There’s a lot of unbelievable things that we witness as military wives, but sometimes the things we hear are just the stuff of modern fairy tales. Staff writer Sandra Moyer is here to dust the darkness off those closely held, widely believed rumors in our new monthly column, military myth busters.

Myth: You can charged with damaging government property for suffering a severe sunburn.

Background: There are many times that service members (including myself) have been told that getting a sunburn can earn them consequences under the Uniform Code of Military Justice’s (UCMJ). Typically, the portion of the UCMJ that is used to enforce the claim is Article 108, which deals with the destruction of government property.

Research and Analysis: Under Article 108, people and property are discussed separately, rather than people being considered property. That is because people are not property. They cannot be assigned a monetary worth, and, are not legally subject to being purchased or sold. That being the case, a sunburn on a service member is simply not defined as damaging government property.

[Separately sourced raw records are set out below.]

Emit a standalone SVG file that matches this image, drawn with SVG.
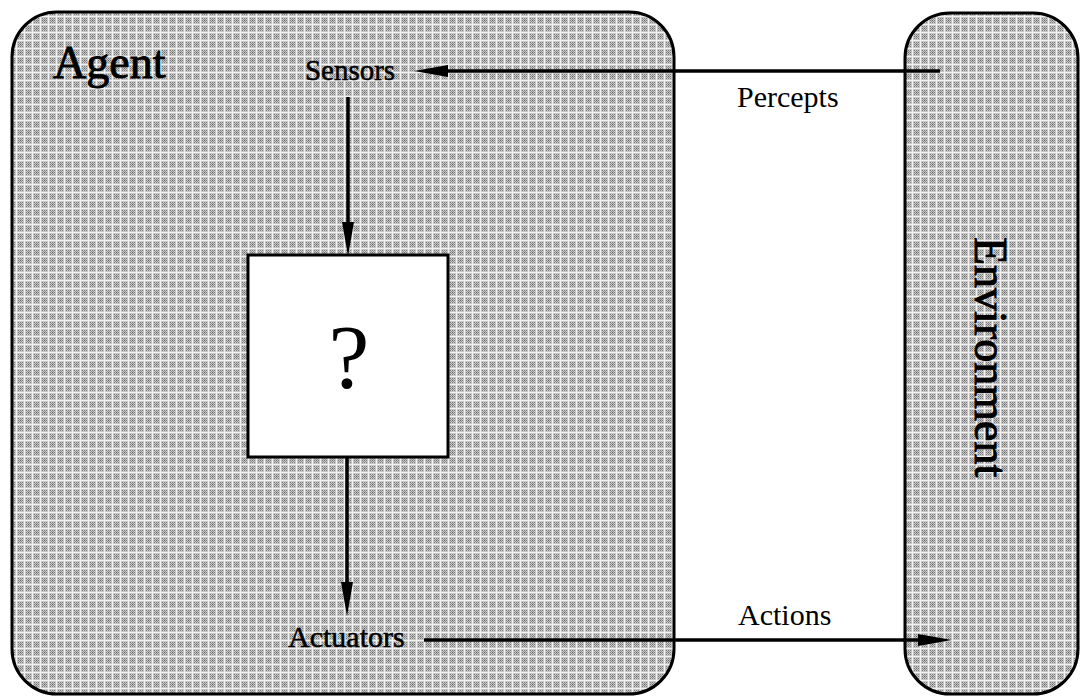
<svg xmlns="http://www.w3.org/2000/svg" width="1081" height="698" viewBox="0 0 1081 698">
  <defs>
    <!-- halftone screen used for the shaded regions -->
    <pattern id="screen" width="8" height="8" patternUnits="userSpaceOnUse">
      <rect width="8" height="8" fill="#c6c6c6"/>
      <rect width="8" height="1" fill="#f2f2f2"/>
      <rect width="1" height="8" fill="#f2f2f2"/>
      <rect x="2" y="2" width="1" height="1" fill="#7d7d7d"/>
      <rect x="4" y="2" width="1" height="1" fill="#7d7d7d"/>
      <rect x="6" y="2" width="1" height="1" fill="#7d7d7d"/>
      <rect x="3" y="3" width="1" height="1" fill="#949494"/>
      <rect x="5" y="3" width="1" height="1" fill="#949494"/>
      <rect x="2" y="4" width="1" height="1" fill="#7d7d7d"/>
      <rect x="4" y="4" width="1" height="1" fill="#666"/>
      <rect x="6" y="4" width="1" height="1" fill="#7d7d7d"/>
      <rect x="3" y="5" width="1" height="1" fill="#949494"/>
      <rect x="5" y="5" width="1" height="1" fill="#949494"/>
      <rect x="2" y="6" width="1" height="1" fill="#7d7d7d"/>
      <rect x="4" y="6" width="1" height="1" fill="#7d7d7d"/>
      <rect x="6" y="6" width="1" height="1" fill="#7d7d7d"/>
    </pattern>
    <marker id="head" viewBox="0 -7 34 14" refX="10" refY="0" markerWidth="34" markerHeight="14" markerUnits="userSpaceOnUse" orient="auto">
      <path d="M0,-6 L34,0 L0,6 Z" fill="#000"/>
    </marker>
  </defs>
  <style>
    .region { fill: url(#screen); stroke: #000; stroke-width: 3; }
    .label { font-family: "Liberation Serif", "Times New Roman", serif; fill: #000; stroke: #000; stroke-width: 0.5; }
    .conn { stroke: #000; stroke-width: 3.5; fill: none; marker-end: url(#head); }
  </style>

  <rect width="1081" height="698" fill="#fff"/>

  <g id="agent">
    <rect class="region" x="12" y="12" width="662" height="682" rx="45" ry="45"/>
    <text class="label" x="53" y="78" font-size="46" style="stroke-width:0.9">Agent</text>
  </g>

  <g id="environment">
    <rect class="region" x="905" y="13" width="173" height="681" rx="45" ry="45"/>
    <text class="label" font-size="46" style="stroke-width:0.9" transform="translate(975,237) rotate(90)">Environment</text>
  </g>

  <g id="sensors">
    <text class="label" x="350" y="80" font-size="29" text-anchor="middle">Sensors</text>
  </g>

  <g id="program">
    <rect x="248" y="255" width="200" height="202" fill="#fff" stroke="#000" stroke-width="3"/>
    <text class="label" x="349" y="388" font-size="92" text-anchor="middle" style="stroke-width:0">?</text>
  </g>

  <g id="actuators">
    <text class="label" x="288" y="647" font-size="30">Actuators</text>
  </g>

  <g id="connectors">
    <line class="conn" x1="940" y1="71" x2="438" y2="71"/>
    <line class="conn" x1="348" y1="97" x2="348" y2="232"/>
    <line class="conn" x1="347" y1="457" x2="347" y2="592"/>
    <line class="conn" x1="424" y1="640" x2="928" y2="640"/>
    <text class="label" x="737" y="107" font-size="30" style="stroke-width:0">Percepts</text>
    <text class="label" x="738" y="625" font-size="30" style="stroke-width:0">Actions</text>
  </g>
</svg>
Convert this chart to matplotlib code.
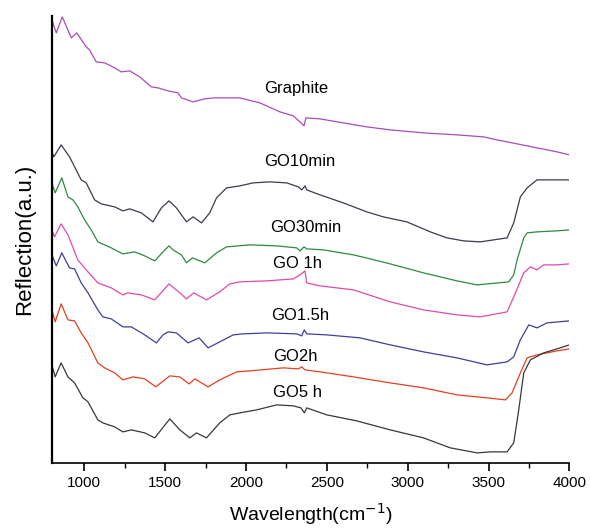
import numpy as np
import matplotlib.pyplot as plt
from matplotlib.ticker import MultipleLocator

plt.rcParams['font.family'] = ['Liberation Sans', 'DejaVu Sans']

# Reflection spectra (wavenumber in cm^-1, reflection in a.u., curves offset)
wn_graphite = [800, 827, 864, 920, 954, 1012, 1033, 1074, 1126, 1188, 1229, 1281, 1343, 1415,
               1456, 1518, 1580, 1601, 1673, 1745, 1807, 1880, 1962, 2086, 2210, 2293, 2334,
               2359, 2371, 2458, 2602, 2747, 2892, 3098, 3305, 3470, 3553, 3677, 3800, 3924, 4000]
r_graphite = [443, 430, 446, 425, 430, 416, 413, 401, 400, 395, 391, 392, 386, 376,
              375, 372, 370, 365, 361, 364, 365, 365, 365, 360, 351, 347, 341,
              337, 345, 344, 340, 336, 333, 330, 328, 326, 323, 319, 315, 311, 308]

wn_10min = [800, 812, 857, 909, 981, 1012, 1064, 1105, 1188, 1239, 1281, 1353, 1425, 1477,
            1524, 1570, 1632, 1673, 1725, 1776, 1818, 1880, 1962, 2045, 2148, 2252, 2324,
            2345, 2365, 2376, 2458, 2602, 2747, 2850, 2995, 3140, 3243, 3346, 3449, 3532,
            3615, 3656, 3697, 3739, 3800, 3883, 4000]
r_10min = [311, 306, 318, 306, 283, 280, 263, 259, 256, 252, 254, 250, 241, 255,
           262, 255, 241, 246, 240, 250, 265, 275, 277, 280, 281, 280, 276,
           273, 277, 273, 268, 260, 251, 246, 241, 231, 225, 222, 221, 223,
           225, 240, 266, 275, 283, 283, 283]

wn_30min = [800, 820, 861, 899, 930, 960, 1002, 1043, 1084, 1167, 1239, 1312, 1374, 1436,
            1487, 1524, 1549, 1601, 1632, 1669, 1745, 1818, 1880, 2024, 2190, 2314, 2334,
            2359, 2376, 2478, 2665, 2768, 2892, 3098, 3305, 3429, 3625, 3656, 3677, 3718,
            3739, 3800, 3924, 4000]
r_30min = [280, 270, 285, 266, 263, 256, 243, 233, 221, 215, 209, 211, 207, 202,
           211, 217, 213, 208, 200, 205, 200, 210, 216, 218, 217, 215, 212,
           216, 214, 213, 208, 204, 199, 190, 182, 178, 181, 188, 203, 225,
           230, 231, 232, 233]

wn_1h = [800, 816, 857, 899, 960, 1012, 1084, 1167, 1239, 1270, 1353, 1436, 1524, 1591,
         1632, 1677, 1756, 1838, 1900, 1962, 2128, 2293, 2334, 2365, 2376, 2458, 2665,
         2892, 3098, 3305, 3449, 3615, 3667, 3718, 3759, 3800, 3841, 3924, 4000]
r_1h = [233, 226, 239, 228, 203, 193, 180, 175, 168, 170, 168, 163, 179, 170,
        164, 170, 163, 171, 179, 181, 182, 184, 188, 192, 180, 177, 173,
        161, 153, 148, 146, 151, 170, 190, 196, 193, 198, 198, 199]

wn_15h = [800, 827, 861, 909, 940, 981, 1023, 1084, 1115, 1167, 1239, 1291, 1374, 1446,
          1487, 1518, 1570, 1642, 1710, 1766, 1838, 1921, 1983, 2128, 2314, 2345, 2361,
          2376, 2500, 2706, 2892, 3098, 3305, 3491, 3615, 3656, 3697, 3749, 3800, 3862, 4000]
r_15h = [208, 197, 210, 195, 194, 180, 170, 153, 146, 144, 136, 136, 128, 120,
         128, 131, 130, 120, 125, 115, 121, 128, 129, 130, 129, 127, 133,
         129, 128, 125, 118, 111, 105, 98, 101, 106, 123, 138, 135, 140, 142]

wn_2h = [800, 820, 857, 899, 940, 981, 1023, 1084, 1126, 1188, 1239, 1301, 1374, 1442,
         1529, 1591, 1648, 1684, 1766, 1838, 1942, 2024, 2231, 2324, 2345, 2365, 2458,
         2665, 2892, 3098, 3305, 3491, 3605, 3646, 3697, 3739, 3800, 3924, 4000]
r_2h = [153, 141, 159, 143, 142, 130, 120, 100, 95, 90, 83, 86, 84, 76,
        87, 86, 79, 84, 76, 83, 91, 92, 95, 94, 96, 93, 91,
        86, 80, 75, 68, 65, 63, 70, 90, 105, 108, 112, 114]

wn_5h = [800, 820, 857, 899, 940, 992, 1023, 1084, 1115, 1188, 1239, 1291, 1374, 1436,
         1529, 1591, 1653, 1694, 1756, 1838, 1900, 1962, 2066, 2190, 2293, 2340, 2361,
         2376, 2500, 2685, 2892, 3098, 3264, 3429, 3511, 3615, 3656, 3687, 3718, 3759,
         3841, 3924, 4000]
r_5h = [98, 86, 100, 86, 80, 65, 61, 43, 40, 36, 31, 33, 30, 25,
        44, 33, 25, 30, 25, 40, 48, 50, 53, 58, 57, 55, 50,
        55, 48, 42, 33, 25, 15, 10, 11, 11, 20, 53, 90, 103,
        110, 114, 118]

names = ['Graphite', 'GO10min', 'GO30min', 'GO 1h', 'GO1.5h', 'GO2h', 'GO5 h']
label_x = [2309, 2333, 2371, 2317, 2333, 2303, 2317]
label_y = [374, 301, 235, 199, 147, 106, 70]

series = [(wn_graphite, r_graphite, '#a84cba'),
          (wn_10min, r_10min, '#3b3b4c'),
          (wn_30min, r_30min, '#2f8a3f'),
          (wn_1h, r_1h, '#e04aac'),
          (wn_15h, r_15h, '#3f3f98'),
          (wn_2h, r_2h, '#e2401f'),
          (wn_5h, r_5h, '#383838')]

fig = plt.figure(figsize=(5.9, 5.29), dpi=100)
ax = fig.add_axes([0.088, 0.125, 0.877, 0.845])

for (x, y, c), name, tx, ty in zip(series, names, label_x, label_y):
    ax.plot(x, y, color=c, lw=0.9)
    ax.text(tx, ty, name, fontsize=12, ha='center', va='center')

ax.set_xlim(800, 4000)
ax.set_ylim(0, 447)
ax.xaxis.set_major_locator(MultipleLocator(500))
ax.xaxis.set_minor_locator(MultipleLocator(250))
ax.tick_params(axis='x', which='major', direction='out', length=6, width=1.2, labelsize=11)
ax.tick_params(axis='x', which='minor', direction='out', length=3.5, width=1.0)
ax.set_yticks([])

ax.spines['top'].set_visible(False)
ax.spines['right'].set_visible(False)
ax.spines['left'].set_linewidth(1.6)
ax.spines['bottom'].set_linewidth(1.2)

ax.set_xlabel('Wavelength(cm$^{-1}$)', fontsize=14, labelpad=8)
ax.set_ylabel('Reflection(a.u.)', fontsize=16, labelpad=12)

fig.savefig('out.png', dpi=100)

Unfortunately, I can’t drop my microphone and walk out just yet, because there are two another articles of the UCMJ that make this situation sticky.

Article 115 refers to malingering, which is just a fancy word for faking or exaggerating an illness or injury in order to avoid duty. The issue here means that someone would not only have to get sunburned, but also excessively seek medical treatment and claim that because of the burn they are incapable of performing their duties.

Article 192 references disobeying direct or lawful orders or regulations . . . and that’s where the real possibility of reprimand comes into play. If a regulation or someone appointed over a service member clearly states that, say, service members must stay inside to avoid sunburn (which is likely never, ever going to actually be said) and a service member willfully disobeys that order and gets a sunburn, they could indeed be punished for disobeying that order. As the chances of anyone being ordered to stay inside to avoid sunburn are seriously slim to none, so are the chances of someone being punished for violating it.

Myth (mostly) Busted: The short answer to this question is no, you cannot be charged with damaging government property for getting a sunburn. The longer answer is that service members are not free to damage themselves all willy-nilly without the possibility of repercussion.

Regardless, you should just be smart about your health and your job and follow the wise words of Mary Schmich: “Wear sunscreen.”